A Big Freeze: Derbyshire, 1614

Stories of global warming are being held up as our increasingly strange weather is documented, but there have been disastrous years in the past, such as in the early 17th century, when the following comes from the parish clerk in Youlgreave, Derbyshire. It was only a few years after the tstunami that wiped out huge areas along the Bristol channel, from South Wales to Devon and Somerset:

This year, 1614-15, began the greatest snow which ever fell upon the Earth within man’s memorye. It covered the Earth fyve quarters deap uppon the playne (i.e. 45 inches). and for heapes, or drifts of snow, they were very deap so that passengers both horse and foot, passed over gates, hedges and walles.

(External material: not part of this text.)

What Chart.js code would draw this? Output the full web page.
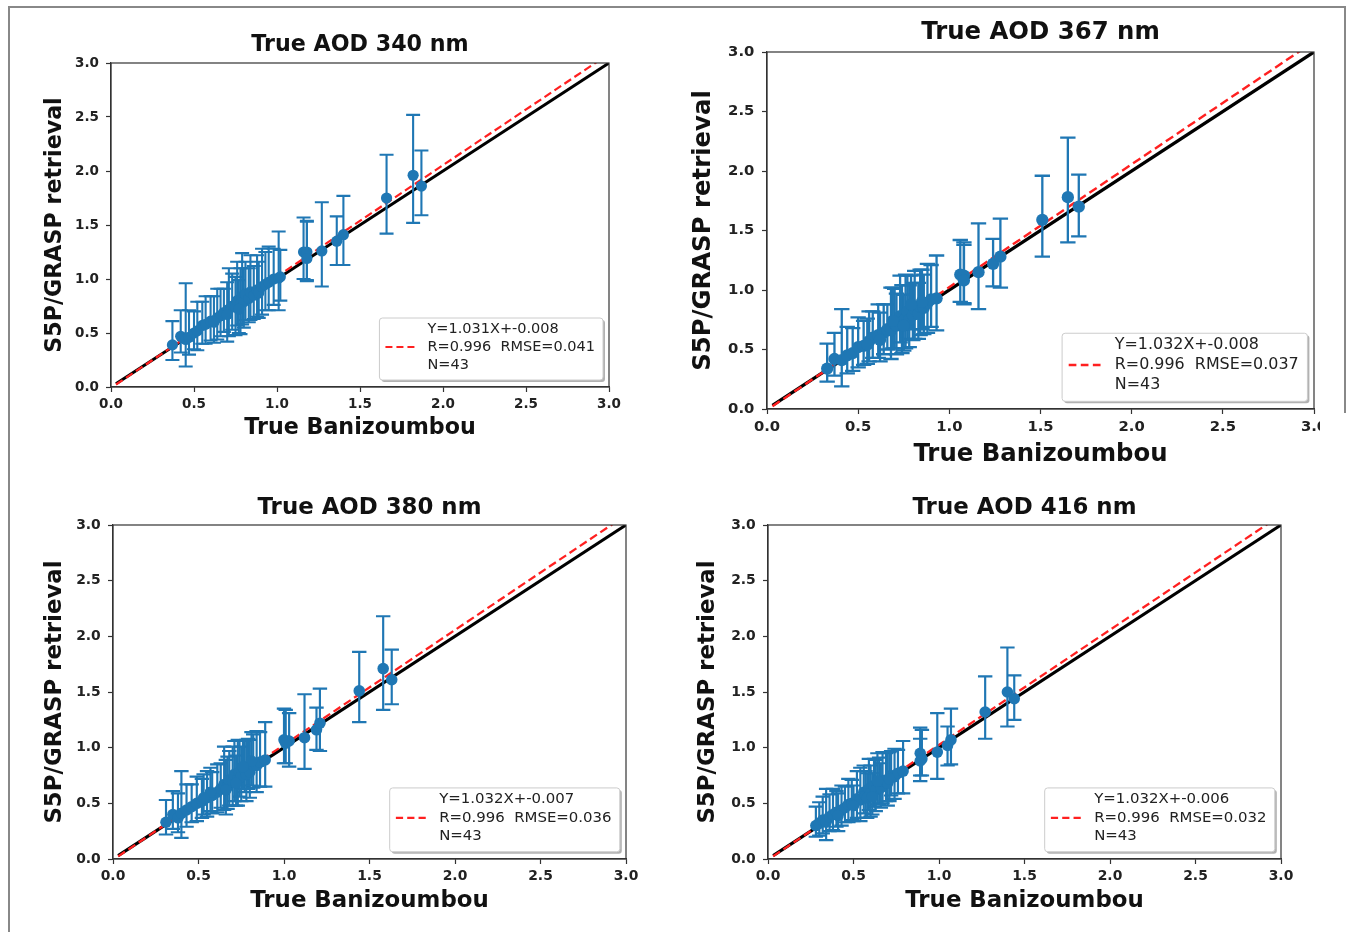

It fell at ten severall tymes, and the last was the greatest, to the freat admiration and feare of all he land, for it came from the foure pts of the worls so that all c’ntryes were full, yea the southe p’te as well as these mountaynes. It continued by daily encreasng until the 12th day of March (without the sight of any earth, eyther uppon hilles or valleys), uppon wch daye, being the Lorde’s day, it began to decrease : and so by little and little consumed and wasted away, till the eight and twentieth day of may, for than all the heapes or drifts of snow were consumed, except one uppon Kinderscout, wch lay till Witsun week. Hyndrances and losses in this peake c’ntry by the snow afore abovesayd. (1) It hindered the seedtyme. (2) It consumed much fodder. (3) and many wanted fewell, otherwise few were smothered in the fall, or drowned in the passage : in regard the floods of water were not great though many. The name of our Lorde be praysed. There fell also ten lesse snows in Aprill, some a foote deep, some lesse, but none continued long. Uppon May day in the morning, instead of fetching in flowers, the youthes brought in flakes of snow which lay above a foot deep uppon the moors and mountaynes. 

The author compares this with Blackmore’s description in Lorna Doone of the great snowfall a century later in Devonshire. But the following year he claimed no rain fell from March 25 to 2nd May, then only a single shower. Only 2 more fell till 4 August, so that the greater part of the land was entirely burnt up, i.e. a drought.

It is hard to imagine how people survived this – 2 years without crops, a problem which was likely nation wide. I also struggle to understand how people kept their faith when it seems they were being punished – or perhaps tested – with such cruelty.